Environmentalists have again clashed with Japanese whalers in Antarctic waters, with Greenpeace activists
failing in a risky attempt to prevent the refuelling of the fleet's factory ship.
The Australian government ship Oceanic Viking arrived in the Southern Ocean only hours after the altercation.
The protesters today piloted an inflatable boat between the Nisshin Maru and supply ship the Oriental Bluebird during the operation, a spokesman on board the Greenpeace ship Esperanza said.
“They've gone ahead with refuelling now – it was too dangerous for us to continue blocking them because they were pushing their two ships together, which was quite a dangerous manoeuvre with people sitting between on a boat,” Greenpeace spokesman Dave Walsh told the ABC.
“So they are refuelling at this point and if they move on again, we'll be with them and if they try whaling again, we'll be there to stop them.”
Photos released by Greenpeace showed crew of the two whaling ships directing water hoses at the tiny inflatable as it navigated the narrow gap between them.
After delaying the refuelling, the Greenpeace activists went back to documenting whale meat being transferred into the Oriental Bluebird.
But they were harassed by Japanese vessels for more than an hour and were pushed away from the ships, a Greenpeace spokesman said.Shortly afterwards the Australian ship Oceanic Viking was spotted on the horizon and at 7pm (AEDT) it was close to the Esperanza and Japan's whaling fleet.
Mr Walsh said the refuelling was occurring south of the 60-degree line in the Southern Ocean in breach of the Antarctic Treaty, which contains a 1998 protocol to protect the environment.

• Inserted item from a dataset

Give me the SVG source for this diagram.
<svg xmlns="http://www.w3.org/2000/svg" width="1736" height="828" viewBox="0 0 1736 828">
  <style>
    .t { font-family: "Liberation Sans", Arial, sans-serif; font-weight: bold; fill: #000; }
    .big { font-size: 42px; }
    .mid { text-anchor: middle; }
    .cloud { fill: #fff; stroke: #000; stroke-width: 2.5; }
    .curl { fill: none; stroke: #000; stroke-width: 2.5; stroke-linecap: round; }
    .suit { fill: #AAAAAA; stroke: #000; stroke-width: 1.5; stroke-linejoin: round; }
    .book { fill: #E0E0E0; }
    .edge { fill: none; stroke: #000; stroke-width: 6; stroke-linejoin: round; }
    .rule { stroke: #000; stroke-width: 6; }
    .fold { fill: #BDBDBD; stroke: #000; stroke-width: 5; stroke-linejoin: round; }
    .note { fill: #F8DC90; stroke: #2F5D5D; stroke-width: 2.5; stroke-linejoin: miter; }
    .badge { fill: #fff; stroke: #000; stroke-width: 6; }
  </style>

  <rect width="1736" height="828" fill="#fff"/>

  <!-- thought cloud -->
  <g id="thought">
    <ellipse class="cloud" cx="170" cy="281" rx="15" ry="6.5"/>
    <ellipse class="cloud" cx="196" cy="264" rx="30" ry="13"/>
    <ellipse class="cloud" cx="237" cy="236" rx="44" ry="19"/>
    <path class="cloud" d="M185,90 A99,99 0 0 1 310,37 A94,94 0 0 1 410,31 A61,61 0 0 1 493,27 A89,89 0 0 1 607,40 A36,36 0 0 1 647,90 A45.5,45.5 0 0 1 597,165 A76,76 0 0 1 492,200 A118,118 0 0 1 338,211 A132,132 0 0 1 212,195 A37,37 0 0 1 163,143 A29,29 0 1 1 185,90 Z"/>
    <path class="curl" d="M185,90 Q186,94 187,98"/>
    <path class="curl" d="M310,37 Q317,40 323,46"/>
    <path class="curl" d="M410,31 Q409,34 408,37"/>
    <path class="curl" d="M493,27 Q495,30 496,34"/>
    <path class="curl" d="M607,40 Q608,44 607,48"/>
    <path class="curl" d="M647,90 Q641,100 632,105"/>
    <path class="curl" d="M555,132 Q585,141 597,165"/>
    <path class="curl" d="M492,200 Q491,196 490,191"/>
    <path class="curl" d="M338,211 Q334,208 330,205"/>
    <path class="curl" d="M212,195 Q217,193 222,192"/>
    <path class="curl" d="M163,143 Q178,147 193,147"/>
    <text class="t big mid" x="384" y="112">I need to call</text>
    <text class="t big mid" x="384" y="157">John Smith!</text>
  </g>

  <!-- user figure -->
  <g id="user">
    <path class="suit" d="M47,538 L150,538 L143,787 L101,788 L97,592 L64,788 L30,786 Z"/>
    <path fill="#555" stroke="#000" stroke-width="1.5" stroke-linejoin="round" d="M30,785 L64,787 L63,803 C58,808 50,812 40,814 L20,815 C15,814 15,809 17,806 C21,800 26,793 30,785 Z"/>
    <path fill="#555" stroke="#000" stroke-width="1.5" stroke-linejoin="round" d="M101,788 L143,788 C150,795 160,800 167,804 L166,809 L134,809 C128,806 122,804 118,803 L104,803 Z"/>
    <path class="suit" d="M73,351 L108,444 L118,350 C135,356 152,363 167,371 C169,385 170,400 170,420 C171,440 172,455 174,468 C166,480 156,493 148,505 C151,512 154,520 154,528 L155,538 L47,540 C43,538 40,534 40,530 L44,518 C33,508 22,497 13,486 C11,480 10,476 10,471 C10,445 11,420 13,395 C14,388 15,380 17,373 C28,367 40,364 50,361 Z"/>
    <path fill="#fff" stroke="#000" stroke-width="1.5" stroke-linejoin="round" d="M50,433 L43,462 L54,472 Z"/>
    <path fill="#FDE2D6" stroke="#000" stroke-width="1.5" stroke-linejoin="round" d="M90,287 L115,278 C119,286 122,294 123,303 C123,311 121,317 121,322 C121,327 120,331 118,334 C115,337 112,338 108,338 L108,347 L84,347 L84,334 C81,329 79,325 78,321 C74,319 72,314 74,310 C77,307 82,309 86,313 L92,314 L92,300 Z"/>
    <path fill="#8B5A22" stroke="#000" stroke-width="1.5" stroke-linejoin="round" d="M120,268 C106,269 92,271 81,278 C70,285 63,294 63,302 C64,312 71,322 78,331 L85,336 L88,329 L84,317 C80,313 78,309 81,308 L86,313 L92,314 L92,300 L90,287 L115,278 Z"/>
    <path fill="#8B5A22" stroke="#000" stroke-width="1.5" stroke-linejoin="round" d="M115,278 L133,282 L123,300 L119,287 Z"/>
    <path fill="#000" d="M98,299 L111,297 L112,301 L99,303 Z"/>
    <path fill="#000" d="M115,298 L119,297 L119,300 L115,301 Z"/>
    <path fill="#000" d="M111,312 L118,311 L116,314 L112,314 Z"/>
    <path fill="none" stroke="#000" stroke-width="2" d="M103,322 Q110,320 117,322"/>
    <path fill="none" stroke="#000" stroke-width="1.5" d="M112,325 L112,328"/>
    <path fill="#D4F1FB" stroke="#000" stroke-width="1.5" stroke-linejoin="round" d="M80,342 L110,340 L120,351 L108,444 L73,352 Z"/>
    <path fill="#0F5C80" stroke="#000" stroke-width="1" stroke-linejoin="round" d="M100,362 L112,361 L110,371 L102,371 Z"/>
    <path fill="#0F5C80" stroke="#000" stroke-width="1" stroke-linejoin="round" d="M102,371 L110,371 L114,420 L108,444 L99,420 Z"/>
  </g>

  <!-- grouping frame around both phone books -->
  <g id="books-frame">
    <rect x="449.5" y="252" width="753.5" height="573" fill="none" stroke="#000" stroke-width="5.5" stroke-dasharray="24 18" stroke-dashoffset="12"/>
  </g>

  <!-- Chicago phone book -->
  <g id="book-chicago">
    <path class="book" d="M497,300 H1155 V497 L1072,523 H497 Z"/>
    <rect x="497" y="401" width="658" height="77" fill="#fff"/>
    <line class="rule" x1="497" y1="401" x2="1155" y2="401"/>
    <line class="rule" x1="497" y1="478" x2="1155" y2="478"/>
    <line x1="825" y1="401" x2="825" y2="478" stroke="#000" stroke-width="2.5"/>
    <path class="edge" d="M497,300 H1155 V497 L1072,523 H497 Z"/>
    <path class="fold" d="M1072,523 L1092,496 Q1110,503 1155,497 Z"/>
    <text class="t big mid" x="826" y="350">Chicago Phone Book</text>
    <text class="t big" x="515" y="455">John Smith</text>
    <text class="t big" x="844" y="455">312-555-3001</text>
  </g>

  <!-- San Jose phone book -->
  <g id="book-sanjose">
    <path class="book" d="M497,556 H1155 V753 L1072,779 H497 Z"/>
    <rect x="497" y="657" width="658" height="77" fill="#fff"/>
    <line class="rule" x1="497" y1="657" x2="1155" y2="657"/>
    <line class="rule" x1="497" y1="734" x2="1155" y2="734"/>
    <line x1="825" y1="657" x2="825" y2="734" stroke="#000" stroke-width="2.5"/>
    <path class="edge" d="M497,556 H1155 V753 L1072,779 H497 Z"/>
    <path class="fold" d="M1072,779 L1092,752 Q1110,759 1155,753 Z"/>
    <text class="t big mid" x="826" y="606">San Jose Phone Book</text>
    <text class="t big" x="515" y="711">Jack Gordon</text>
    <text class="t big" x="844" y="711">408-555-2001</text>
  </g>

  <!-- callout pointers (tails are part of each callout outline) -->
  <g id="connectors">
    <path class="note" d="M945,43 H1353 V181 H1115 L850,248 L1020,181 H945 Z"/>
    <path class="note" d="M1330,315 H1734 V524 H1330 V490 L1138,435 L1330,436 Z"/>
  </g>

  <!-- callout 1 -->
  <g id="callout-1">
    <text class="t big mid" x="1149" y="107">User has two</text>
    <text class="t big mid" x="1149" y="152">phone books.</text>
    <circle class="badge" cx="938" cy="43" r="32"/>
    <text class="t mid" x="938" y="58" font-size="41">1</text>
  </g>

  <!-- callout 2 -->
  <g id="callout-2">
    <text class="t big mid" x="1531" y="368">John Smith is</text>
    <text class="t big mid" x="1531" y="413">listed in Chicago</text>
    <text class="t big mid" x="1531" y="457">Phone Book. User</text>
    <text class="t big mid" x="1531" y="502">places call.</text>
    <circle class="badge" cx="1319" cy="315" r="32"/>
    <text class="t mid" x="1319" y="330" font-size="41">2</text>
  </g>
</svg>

Greenpeace also says the Panamanian-registered Oriental Bluebird does not have a Japanese government permit to be a part of the whaling fleet.
The Esperanza radioed a statement to the Bluebird calling on the vessel to leave Antarctic waters and was told to keep clear, Mr Walsh said.
He said two of the fleet's three catcher boats were also in the vicinity.
The Esperanza has been shadowing for the past 11 days the Nisshin Maru, which has rejoined the rest of the fleet in the wake of last week's international incident between protesters and whalers.
The Sea Shepherd Conservation Society says its ship the Steve Irwin – which had two crew detained and eventually returned after they boarded a Japanese harpoon boat – is about a day's sail from the whalers.
Steve Irwin captain Paul Irwin estimated the refuelling of the Nisshin Maru would take about six or seven hours, allowing his ship to narrow the gap.
“Either way it's a win-win situation. If they're running, they can't whale. If they stop, we'll engage them,” Capt Watson said.
The Japanese fleet is thought to have suspended whaling until the protest ships, which are unable to refuel, are forced to return to port.
“We're good for another couple of weeks and that's seriously cutting into their time,” Captain Watson said.
“Two weeks they've lost already. I think they're not going to get their quota because of those two weeks.
The Japanese fleet has a quota to kill 935 minkes and 50 fin whales during its so-called scientific whaling hunt over the summer.
Captain Watson says the Steve Irwin is being followed by another large drag trawler called the Fukuyoshi Maru No 68, which he claims is monitoring the Sea Shepherd ship's movements.